##### Information provided

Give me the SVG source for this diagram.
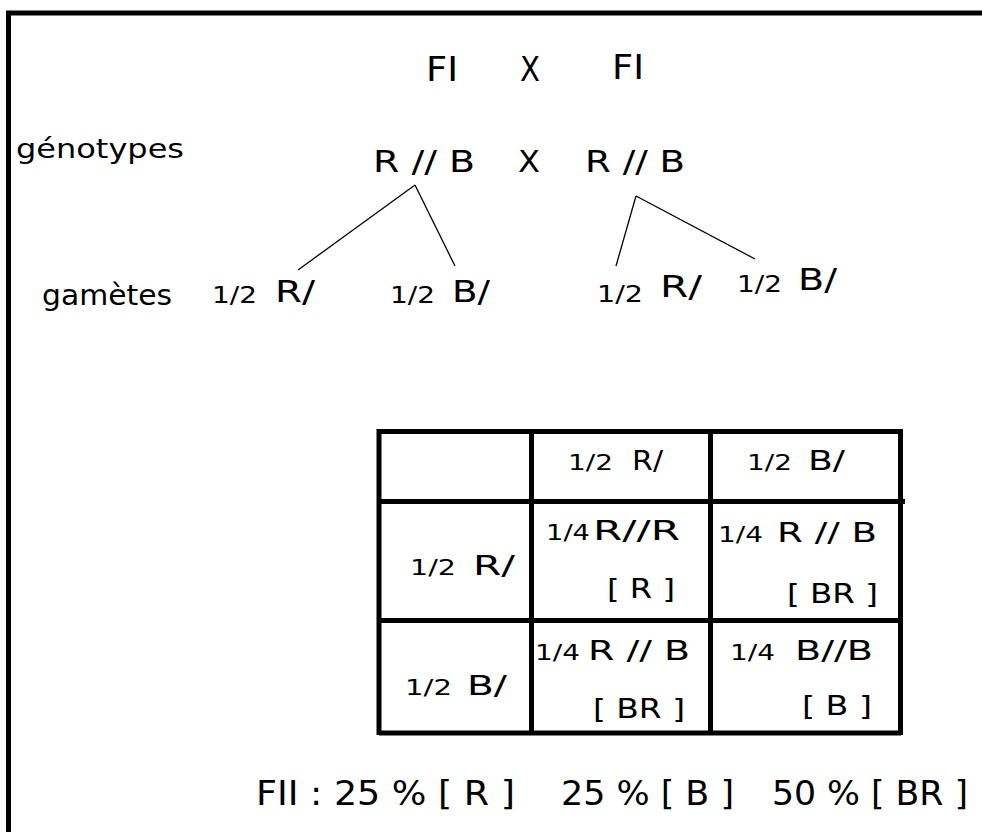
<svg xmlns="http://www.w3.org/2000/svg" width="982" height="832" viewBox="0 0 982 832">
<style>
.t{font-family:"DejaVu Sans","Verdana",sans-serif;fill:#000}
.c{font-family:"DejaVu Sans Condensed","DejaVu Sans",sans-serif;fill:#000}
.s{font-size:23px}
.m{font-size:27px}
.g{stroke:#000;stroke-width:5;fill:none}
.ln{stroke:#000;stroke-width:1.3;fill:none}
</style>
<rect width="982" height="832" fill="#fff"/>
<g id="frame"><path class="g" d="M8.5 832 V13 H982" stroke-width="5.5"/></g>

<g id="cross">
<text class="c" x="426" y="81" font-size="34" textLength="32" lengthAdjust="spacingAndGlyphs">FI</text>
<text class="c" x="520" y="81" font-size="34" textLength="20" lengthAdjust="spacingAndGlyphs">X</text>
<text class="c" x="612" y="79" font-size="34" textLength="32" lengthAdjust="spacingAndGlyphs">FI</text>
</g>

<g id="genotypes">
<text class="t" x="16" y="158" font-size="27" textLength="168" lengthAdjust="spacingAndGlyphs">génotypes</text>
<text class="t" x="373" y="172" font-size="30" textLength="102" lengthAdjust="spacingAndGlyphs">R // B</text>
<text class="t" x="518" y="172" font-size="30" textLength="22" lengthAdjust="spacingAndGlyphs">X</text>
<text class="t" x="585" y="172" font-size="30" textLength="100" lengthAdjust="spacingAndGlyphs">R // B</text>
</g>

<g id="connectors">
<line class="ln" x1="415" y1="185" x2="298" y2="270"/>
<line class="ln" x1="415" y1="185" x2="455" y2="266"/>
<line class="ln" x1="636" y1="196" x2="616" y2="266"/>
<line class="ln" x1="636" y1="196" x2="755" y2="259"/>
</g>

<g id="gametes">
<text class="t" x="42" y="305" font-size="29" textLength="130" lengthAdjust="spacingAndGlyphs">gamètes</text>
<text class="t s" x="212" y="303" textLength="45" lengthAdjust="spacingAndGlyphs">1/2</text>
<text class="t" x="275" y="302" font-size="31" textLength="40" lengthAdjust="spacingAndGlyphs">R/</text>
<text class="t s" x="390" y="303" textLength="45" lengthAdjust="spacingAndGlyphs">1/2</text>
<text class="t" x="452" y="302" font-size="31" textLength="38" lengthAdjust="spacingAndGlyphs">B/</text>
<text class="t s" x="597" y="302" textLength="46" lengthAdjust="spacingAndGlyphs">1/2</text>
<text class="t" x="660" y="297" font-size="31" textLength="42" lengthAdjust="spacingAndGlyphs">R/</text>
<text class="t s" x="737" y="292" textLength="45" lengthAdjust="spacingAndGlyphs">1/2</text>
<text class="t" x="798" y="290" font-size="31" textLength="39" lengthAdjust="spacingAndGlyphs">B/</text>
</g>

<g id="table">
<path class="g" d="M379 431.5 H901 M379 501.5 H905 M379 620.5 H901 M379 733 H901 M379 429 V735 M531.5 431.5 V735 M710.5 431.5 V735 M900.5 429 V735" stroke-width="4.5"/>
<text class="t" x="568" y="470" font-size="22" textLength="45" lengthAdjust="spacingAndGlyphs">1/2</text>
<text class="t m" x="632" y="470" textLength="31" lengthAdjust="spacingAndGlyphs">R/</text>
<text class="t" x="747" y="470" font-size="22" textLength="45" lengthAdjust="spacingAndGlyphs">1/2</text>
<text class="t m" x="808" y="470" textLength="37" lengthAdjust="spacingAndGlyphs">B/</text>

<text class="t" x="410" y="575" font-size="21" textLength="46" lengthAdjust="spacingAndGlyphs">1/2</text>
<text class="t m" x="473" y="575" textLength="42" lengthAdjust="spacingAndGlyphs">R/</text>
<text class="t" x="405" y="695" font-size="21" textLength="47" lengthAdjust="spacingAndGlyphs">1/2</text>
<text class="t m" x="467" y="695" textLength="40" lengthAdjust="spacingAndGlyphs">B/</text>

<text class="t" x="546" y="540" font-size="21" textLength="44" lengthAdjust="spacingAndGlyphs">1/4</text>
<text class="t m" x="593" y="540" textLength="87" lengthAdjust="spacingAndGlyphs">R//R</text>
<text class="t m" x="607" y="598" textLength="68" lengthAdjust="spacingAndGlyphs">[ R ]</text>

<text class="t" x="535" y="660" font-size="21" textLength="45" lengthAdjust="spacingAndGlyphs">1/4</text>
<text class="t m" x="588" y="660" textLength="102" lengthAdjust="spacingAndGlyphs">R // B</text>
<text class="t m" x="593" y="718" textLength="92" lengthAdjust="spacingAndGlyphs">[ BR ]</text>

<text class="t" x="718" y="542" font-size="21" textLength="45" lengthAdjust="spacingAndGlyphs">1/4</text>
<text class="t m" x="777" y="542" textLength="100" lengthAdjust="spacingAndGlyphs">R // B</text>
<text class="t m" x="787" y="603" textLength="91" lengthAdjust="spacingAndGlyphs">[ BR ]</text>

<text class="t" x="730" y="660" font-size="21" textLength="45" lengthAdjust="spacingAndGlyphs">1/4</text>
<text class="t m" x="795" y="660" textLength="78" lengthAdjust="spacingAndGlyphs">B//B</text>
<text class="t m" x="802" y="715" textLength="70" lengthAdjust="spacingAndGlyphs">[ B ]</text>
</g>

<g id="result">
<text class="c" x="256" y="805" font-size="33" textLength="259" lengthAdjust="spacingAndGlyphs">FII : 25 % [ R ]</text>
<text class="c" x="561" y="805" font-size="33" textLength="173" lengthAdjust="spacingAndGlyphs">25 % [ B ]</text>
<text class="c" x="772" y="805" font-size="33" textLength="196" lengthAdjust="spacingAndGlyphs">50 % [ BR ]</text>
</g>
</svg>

##########

Work to be completed – Do not copy the pictures, but repeat every line exactly.

Expected output –
Give me the SVG source for this diagram.
<svg xmlns="http://www.w3.org/2000/svg" width="982" height="832" viewBox="0 0 982 832">
<style>
.t{font-family:"DejaVu Sans","Verdana",sans-serif;fill:#000}
.c{font-family:"DejaVu Sans Condensed","DejaVu Sans",sans-serif;fill:#000}
.s{font-size:23px}
.m{font-size:27px}
.g{stroke:#000;stroke-width:5;fill:none}
.ln{stroke:#000;stroke-width:1.3;fill:none}
</style>
<rect width="982" height="832" fill="#fff"/>
<g id="frame"><path class="g" d="M8.5 832 V13 H982" stroke-width="5.5"/></g>

<g id="cross">
<text class="c" x="426" y="81" font-size="34" textLength="32" lengthAdjust="spacingAndGlyphs">FI</text>
<text class="c" x="520" y="81" font-size="34" textLength="20" lengthAdjust="spacingAndGlyphs">X</text>
<text class="c" x="612" y="79" font-size="34" textLength="32" lengthAdjust="spacingAndGlyphs">FI</text>
</g>

<g id="genotypes">
<text class="t" x="16" y="158" font-size="27" textLength="168" lengthAdjust="spacingAndGlyphs">génotypes</text>
<text class="t" x="373" y="172" font-size="30" textLength="102" lengthAdjust="spacingAndGlyphs">R // B</text>
<text class="t" x="518" y="172" font-size="30" textLength="22" lengthAdjust="spacingAndGlyphs">X</text>
<text class="t" x="585" y="172" font-size="30" textLength="100" lengthAdjust="spacingAndGlyphs">R // B</text>
</g>

<g id="connectors">
<line class="ln" x1="415" y1="185" x2="298" y2="270"/>
<line class="ln" x1="415" y1="185" x2="455" y2="266"/>
<line class="ln" x1="636" y1="196" x2="616" y2="266"/>
<line class="ln" x1="636" y1="196" x2="755" y2="259"/>
</g>

<g id="gametes">
<text class="t" x="42" y="305" font-size="29" textLength="130" lengthAdjust="spacingAndGlyphs">gamètes</text>
<text class="t s" x="212" y="303" textLength="45" lengthAdjust="spacingAndGlyphs">1/2</text>
<text class="t" x="275" y="302" font-size="31" textLength="40" lengthAdjust="spacingAndGlyphs">R/</text>
<text class="t s" x="390" y="303" textLength="45" lengthAdjust="spacingAndGlyphs">1/2</text>
<text class="t" x="452" y="302" font-size="31" textLength="38" lengthAdjust="spacingAndGlyphs">B/</text>
<text class="t s" x="597" y="302" textLength="46" lengthAdjust="spacingAndGlyphs">1/2</text>
<text class="t" x="660" y="297" font-size="31" textLength="42" lengthAdjust="spacingAndGlyphs">R/</text>
<text class="t s" x="737" y="292" textLength="45" lengthAdjust="spacingAndGlyphs">1/2</text>
<text class="t" x="798" y="290" font-size="31" textLength="39" lengthAdjust="spacingAndGlyphs">B/</text>
</g>

<g id="table">
<path class="g" d="M379 431.5 H901 M379 501.5 H905 M379 620.5 H901 M379 733 H901 M379 429 V735 M531.5 431.5 V735 M710.5 431.5 V735 M900.5 429 V735" stroke-width="4.5"/>
<text class="t" x="568" y="470" font-size="22" textLength="45" lengthAdjust="spacingAndGlyphs">1/2</text>
<text class="t m" x="632" y="470" textLength="31" lengthAdjust="spacingAndGlyphs">R/</text>
<text class="t" x="747" y="470" font-size="22" textLength="45" lengthAdjust="spacingAndGlyphs">1/2</text>
<text class="t m" x="808" y="470" textLength="37" lengthAdjust="spacingAndGlyphs">B/</text>

<text class="t" x="410" y="575" font-size="21" textLength="46" lengthAdjust="spacingAndGlyphs">1/2</text>
<text class="t m" x="473" y="575" textLength="42" lengthAdjust="spacingAndGlyphs">R/</text>
<text class="t" x="405" y="695" font-size="21" textLength="47" lengthAdjust="spacingAndGlyphs">1/2</text>
<text class="t m" x="467" y="695" textLength="40" lengthAdjust="spacingAndGlyphs">B/</text>

<text class="t" x="546" y="540" font-size="21" textLength="44" lengthAdjust="spacingAndGlyphs">1/4</text>
<text class="t m" x="593" y="540" textLength="87" lengthAdjust="spacingAndGlyphs">R//R</text>
<text class="t m" x="607" y="598" textLength="68" lengthAdjust="spacingAndGlyphs">[ R ]</text>

<text class="t" x="535" y="660" font-size="21" textLength="45" lengthAdjust="spacingAndGlyphs">1/4</text>
<text class="t m" x="588" y="660" textLength="102" lengthAdjust="spacingAndGlyphs">R // B</text>
<text class="t m" x="593" y="718" textLength="92" lengthAdjust="spacingAndGlyphs">[ BR ]</text>

<text class="t" x="718" y="542" font-size="21" textLength="45" lengthAdjust="spacingAndGlyphs">1/4</text>
<text class="t m" x="777" y="542" textLength="100" lengthAdjust="spacingAndGlyphs">R // B</text>
<text class="t m" x="787" y="603" textLength="91" lengthAdjust="spacingAndGlyphs">[ BR ]</text>

<text class="t" x="730" y="660" font-size="21" textLength="45" lengthAdjust="spacingAndGlyphs">1/4</text>
<text class="t m" x="795" y="660" textLength="78" lengthAdjust="spacingAndGlyphs">B//B</text>
<text class="t m" x="802" y="715" textLength="70" lengthAdjust="spacingAndGlyphs">[ B ]</text>
</g>

<g id="result">
<text class="c" x="256" y="805" font-size="33" textLength="259" lengthAdjust="spacingAndGlyphs">FII : 25 % [ R ]</text>
<text class="c" x="561" y="805" font-size="33" textLength="173" lengthAdjust="spacingAndGlyphs">25 % [ B ]</text>
<text class="c" x="772" y="805" font-size="33" textLength="196" lengthAdjust="spacingAndGlyphs">50 % [ BR ]</text>
</g>
</svg>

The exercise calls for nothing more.